La Iglesia no es una obra humana, sino que entra en el plan salvífico de Dios. Y Dios ha querido contar no solo con las misiones de Cristo y del Espíritu Santo, sino también con la misión de la Iglesia que, gracias a Cristo y al Espíritu, sigue haciendo posible hoy el encuentro de los hombres con Dios.

¿Qué es lo esencial en la vida de la Iglesia? Que, gracias a la predicación del Evangelio – de la revelación en su totalidad – , los hombres pueden encontrarse con Dios y recibir de Él, por medio de los sacramentos, la vida “nueva”, plena, que se inicia aquí, en la tierra, y que tiene su culminación en el cielo.

Esta misión no depende de los números, o no solo de ellos. La Iglesia de Cristo es la misma en el siglo I, con solo Doce columnas, u hoy en  día, que sigue teniendo esas mismas columnas. La responsabilidad, en el siglo I y en el XXI, es idéntica: servir de mediación para que el encuentro revelador y salvador de Dios con los hombres tenga lugar.

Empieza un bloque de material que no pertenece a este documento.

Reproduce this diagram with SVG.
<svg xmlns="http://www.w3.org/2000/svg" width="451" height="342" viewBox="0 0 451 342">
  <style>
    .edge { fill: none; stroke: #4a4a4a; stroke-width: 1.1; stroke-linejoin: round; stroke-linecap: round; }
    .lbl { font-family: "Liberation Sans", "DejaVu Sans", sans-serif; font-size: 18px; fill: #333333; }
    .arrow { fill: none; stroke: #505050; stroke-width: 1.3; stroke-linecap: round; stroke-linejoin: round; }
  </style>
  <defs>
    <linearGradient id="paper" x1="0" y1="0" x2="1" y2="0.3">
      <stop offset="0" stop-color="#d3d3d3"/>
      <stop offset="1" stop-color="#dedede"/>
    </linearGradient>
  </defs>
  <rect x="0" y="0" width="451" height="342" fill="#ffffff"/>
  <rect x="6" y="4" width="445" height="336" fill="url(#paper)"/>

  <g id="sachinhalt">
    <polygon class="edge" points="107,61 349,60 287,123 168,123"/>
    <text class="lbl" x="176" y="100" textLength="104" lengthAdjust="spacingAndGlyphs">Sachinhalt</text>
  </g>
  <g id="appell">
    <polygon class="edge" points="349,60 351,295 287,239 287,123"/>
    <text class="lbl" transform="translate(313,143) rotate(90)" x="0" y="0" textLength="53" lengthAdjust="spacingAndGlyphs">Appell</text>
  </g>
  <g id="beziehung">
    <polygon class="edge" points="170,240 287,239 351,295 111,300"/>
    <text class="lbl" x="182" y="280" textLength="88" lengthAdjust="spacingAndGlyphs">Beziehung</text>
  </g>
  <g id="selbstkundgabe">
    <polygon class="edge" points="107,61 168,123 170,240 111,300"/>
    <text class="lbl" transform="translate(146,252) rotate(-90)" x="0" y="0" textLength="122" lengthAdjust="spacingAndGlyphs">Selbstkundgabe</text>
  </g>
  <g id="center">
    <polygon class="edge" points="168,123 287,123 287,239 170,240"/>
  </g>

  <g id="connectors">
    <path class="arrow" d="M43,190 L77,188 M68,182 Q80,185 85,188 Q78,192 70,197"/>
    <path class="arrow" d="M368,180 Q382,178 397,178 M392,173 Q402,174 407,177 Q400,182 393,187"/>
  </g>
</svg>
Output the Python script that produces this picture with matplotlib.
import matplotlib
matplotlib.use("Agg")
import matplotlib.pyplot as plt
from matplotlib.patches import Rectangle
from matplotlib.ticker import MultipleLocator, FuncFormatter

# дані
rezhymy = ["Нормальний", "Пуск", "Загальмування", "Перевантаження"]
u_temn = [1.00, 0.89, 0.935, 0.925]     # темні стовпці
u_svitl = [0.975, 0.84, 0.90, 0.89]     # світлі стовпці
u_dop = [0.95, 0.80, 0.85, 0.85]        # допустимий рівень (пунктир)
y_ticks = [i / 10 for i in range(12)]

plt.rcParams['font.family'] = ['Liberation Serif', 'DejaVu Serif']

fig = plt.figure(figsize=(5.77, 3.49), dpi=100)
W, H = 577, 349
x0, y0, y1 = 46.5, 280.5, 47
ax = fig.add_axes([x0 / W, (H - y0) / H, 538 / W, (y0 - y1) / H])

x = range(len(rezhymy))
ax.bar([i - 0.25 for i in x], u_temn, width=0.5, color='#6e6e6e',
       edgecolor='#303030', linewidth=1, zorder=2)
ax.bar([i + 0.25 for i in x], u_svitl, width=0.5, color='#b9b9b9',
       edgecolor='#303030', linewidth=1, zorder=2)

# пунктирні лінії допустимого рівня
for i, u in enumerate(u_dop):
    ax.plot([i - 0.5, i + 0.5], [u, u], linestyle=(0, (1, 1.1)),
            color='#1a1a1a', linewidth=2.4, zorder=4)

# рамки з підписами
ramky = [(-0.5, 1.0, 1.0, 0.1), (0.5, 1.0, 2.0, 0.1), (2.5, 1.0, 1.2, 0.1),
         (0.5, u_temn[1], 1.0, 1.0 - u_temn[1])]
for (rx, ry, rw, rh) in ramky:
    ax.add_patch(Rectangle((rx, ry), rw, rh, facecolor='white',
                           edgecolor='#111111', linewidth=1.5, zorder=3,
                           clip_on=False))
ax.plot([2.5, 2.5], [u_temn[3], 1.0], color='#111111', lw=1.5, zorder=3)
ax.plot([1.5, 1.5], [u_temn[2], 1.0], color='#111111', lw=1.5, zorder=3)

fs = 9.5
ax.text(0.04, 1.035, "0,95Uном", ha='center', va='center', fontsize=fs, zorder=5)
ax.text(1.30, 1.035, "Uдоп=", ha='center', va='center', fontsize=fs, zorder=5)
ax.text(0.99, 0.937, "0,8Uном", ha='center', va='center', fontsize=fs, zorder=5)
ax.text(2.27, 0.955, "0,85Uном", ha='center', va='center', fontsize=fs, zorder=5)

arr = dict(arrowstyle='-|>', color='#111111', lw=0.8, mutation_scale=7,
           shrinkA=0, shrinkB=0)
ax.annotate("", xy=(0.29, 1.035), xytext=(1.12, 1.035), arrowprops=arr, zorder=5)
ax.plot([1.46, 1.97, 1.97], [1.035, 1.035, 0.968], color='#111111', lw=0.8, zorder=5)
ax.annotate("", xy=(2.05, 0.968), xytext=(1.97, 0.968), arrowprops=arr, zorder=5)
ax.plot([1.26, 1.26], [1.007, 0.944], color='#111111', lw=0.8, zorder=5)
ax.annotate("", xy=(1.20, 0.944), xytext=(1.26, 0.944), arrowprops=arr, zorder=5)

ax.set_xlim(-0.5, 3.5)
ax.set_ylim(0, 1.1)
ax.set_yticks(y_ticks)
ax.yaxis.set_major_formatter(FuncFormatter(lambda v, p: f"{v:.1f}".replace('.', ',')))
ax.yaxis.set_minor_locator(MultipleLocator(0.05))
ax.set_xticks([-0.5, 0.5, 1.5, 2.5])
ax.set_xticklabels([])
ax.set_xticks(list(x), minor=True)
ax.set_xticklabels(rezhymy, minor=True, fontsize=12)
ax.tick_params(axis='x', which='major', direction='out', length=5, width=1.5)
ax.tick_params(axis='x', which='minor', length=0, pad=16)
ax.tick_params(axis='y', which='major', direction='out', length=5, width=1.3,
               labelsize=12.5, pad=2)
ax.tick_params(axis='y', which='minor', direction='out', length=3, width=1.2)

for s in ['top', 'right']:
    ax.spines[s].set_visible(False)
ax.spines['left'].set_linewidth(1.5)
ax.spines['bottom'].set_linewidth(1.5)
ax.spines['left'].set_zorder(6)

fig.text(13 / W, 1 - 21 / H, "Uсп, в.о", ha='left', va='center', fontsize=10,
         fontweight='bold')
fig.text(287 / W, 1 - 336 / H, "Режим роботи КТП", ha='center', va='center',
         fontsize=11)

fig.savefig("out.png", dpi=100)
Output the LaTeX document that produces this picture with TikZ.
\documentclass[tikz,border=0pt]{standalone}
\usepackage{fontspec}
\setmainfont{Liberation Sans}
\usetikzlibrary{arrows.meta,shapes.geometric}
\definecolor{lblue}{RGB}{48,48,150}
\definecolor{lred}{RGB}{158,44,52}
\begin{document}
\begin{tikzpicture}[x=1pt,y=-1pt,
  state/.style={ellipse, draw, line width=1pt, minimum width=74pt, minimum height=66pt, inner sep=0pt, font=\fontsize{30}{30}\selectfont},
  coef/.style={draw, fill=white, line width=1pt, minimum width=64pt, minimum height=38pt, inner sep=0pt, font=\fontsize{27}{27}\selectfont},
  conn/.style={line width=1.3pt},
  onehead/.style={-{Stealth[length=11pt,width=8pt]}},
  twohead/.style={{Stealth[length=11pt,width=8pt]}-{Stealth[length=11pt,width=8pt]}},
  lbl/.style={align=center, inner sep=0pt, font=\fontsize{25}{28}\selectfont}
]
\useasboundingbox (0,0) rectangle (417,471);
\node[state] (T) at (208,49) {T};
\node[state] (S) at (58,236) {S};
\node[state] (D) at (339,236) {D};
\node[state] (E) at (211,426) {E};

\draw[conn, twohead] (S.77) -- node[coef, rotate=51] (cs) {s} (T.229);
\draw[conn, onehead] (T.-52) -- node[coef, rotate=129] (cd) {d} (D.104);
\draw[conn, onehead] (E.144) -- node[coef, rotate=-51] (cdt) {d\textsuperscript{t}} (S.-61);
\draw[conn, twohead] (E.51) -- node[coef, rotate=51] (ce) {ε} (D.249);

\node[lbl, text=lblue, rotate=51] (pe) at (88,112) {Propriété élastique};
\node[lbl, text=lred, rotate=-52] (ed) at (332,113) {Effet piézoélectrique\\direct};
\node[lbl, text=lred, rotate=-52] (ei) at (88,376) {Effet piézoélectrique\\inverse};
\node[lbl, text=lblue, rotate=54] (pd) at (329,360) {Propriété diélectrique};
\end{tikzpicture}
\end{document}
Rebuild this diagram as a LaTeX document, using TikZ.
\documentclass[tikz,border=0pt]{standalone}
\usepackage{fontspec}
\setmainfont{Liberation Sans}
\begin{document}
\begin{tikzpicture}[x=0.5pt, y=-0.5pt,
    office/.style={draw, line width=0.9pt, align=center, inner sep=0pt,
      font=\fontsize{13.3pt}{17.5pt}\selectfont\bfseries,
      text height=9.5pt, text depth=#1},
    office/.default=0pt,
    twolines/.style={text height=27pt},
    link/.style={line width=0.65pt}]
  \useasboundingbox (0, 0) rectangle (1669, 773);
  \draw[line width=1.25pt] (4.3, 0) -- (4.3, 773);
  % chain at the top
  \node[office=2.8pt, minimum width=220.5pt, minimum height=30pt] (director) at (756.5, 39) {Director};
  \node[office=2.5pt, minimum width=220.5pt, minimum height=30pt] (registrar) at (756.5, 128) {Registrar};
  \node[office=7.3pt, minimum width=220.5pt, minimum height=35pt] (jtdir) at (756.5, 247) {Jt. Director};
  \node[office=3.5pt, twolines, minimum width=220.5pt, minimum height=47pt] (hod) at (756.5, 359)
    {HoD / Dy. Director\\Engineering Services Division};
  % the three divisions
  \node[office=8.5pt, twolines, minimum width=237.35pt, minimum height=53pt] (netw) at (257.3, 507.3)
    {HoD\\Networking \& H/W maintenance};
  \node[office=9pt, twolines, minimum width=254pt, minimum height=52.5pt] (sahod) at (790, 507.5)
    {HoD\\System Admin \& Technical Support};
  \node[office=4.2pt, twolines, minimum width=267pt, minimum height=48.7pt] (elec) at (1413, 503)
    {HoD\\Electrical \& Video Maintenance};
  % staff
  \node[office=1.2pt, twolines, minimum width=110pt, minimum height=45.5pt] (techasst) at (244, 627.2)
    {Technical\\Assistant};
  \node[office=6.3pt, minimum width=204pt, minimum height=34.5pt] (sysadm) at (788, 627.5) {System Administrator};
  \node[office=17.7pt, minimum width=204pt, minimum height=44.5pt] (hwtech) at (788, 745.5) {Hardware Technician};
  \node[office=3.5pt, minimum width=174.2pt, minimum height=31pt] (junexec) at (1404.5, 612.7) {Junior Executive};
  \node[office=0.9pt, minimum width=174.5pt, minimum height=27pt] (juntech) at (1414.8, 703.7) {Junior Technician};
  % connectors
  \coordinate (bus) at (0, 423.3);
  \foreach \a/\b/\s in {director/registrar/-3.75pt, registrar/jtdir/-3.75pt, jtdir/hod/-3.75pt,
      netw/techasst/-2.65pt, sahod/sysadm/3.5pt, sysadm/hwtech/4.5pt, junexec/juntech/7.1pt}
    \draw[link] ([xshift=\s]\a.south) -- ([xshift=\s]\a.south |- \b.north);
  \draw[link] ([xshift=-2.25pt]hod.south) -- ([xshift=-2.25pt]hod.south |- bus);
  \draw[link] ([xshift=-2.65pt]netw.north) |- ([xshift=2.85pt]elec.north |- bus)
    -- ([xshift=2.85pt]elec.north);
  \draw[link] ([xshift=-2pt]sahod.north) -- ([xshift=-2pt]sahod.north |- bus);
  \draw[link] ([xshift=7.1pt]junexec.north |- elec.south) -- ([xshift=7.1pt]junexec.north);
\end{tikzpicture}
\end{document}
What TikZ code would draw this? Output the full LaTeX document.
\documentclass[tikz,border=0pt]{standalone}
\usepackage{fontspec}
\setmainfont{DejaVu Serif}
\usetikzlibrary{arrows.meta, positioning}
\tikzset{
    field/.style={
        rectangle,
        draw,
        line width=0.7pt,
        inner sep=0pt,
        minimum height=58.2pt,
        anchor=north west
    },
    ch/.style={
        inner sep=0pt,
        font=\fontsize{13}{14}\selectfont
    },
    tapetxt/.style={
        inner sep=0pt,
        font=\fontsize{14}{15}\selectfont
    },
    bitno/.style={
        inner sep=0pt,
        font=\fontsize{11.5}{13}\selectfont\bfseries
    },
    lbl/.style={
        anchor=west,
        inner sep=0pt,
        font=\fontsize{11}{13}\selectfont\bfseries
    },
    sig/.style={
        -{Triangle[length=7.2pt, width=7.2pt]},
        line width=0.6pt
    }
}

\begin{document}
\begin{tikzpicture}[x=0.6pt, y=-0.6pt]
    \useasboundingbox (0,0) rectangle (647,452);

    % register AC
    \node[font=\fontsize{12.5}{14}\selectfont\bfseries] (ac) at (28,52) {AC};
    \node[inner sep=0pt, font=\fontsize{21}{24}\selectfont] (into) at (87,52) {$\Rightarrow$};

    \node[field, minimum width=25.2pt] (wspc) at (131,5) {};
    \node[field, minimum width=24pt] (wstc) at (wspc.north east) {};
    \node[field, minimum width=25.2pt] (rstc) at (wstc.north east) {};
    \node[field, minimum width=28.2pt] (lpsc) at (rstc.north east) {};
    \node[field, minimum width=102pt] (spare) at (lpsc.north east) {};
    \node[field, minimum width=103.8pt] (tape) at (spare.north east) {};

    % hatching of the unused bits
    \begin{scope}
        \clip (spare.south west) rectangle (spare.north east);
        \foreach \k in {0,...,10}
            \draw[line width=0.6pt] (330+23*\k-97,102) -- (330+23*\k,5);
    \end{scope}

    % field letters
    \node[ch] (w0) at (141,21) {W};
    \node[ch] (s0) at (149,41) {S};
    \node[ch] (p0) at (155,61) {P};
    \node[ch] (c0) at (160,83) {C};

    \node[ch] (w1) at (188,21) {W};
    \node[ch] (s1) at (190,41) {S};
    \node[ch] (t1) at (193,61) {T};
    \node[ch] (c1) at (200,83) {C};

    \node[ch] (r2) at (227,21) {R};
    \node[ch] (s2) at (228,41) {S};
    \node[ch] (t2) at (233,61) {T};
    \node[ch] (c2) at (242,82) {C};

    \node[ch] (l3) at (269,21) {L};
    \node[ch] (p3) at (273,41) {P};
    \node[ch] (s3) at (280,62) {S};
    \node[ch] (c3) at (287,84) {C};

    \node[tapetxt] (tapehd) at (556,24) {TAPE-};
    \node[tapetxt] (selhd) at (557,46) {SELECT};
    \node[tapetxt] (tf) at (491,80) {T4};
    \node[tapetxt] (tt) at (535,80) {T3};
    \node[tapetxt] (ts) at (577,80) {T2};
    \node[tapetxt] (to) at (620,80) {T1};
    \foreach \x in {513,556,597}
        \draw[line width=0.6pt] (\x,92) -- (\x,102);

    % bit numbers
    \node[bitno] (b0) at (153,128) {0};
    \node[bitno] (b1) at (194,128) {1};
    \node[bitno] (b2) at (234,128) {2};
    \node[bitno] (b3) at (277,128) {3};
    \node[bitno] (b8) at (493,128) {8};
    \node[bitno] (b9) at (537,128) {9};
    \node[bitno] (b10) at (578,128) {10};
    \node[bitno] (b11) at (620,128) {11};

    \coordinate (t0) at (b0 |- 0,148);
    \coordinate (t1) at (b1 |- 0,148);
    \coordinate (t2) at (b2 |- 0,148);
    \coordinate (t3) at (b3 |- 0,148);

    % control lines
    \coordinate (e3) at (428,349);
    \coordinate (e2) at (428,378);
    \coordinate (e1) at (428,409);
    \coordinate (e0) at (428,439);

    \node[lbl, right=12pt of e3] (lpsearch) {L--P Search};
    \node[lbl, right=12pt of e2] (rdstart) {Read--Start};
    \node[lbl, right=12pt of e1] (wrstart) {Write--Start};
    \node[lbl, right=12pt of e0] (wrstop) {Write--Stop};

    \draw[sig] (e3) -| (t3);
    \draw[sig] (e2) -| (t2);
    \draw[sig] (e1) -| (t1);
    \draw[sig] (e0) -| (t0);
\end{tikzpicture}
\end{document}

Lo importante es que la Iglesia siga siendo fiel a su misión y a su razón de ser: mediación, escogida por Dios, para llevar a cabo la revelación y la salvación. Sin eso, la Iglesia estaría de sobra. La Iglesia está en el mundo para hacer posible que los hombres, de modo seguro, entren en comunión con Dios.

Benedicto XVI, Joseph Ratzinger, se pregunta en algún pasaje de su obra sobre Jesús de Nazaret: ¿Qué ha traído Jesús al mundo? La respuesta es muy sencilla: a Dios. “Ha traído a Dios”.

Jesús ha traído a Dios. Y no es poco lo que ha traído al mundo, sino que es lo decisivo, ya que  “el hombre sólo se puede comprender a partir de Dios, y sólo viviendo en relación con Dios su vida será verdadera”.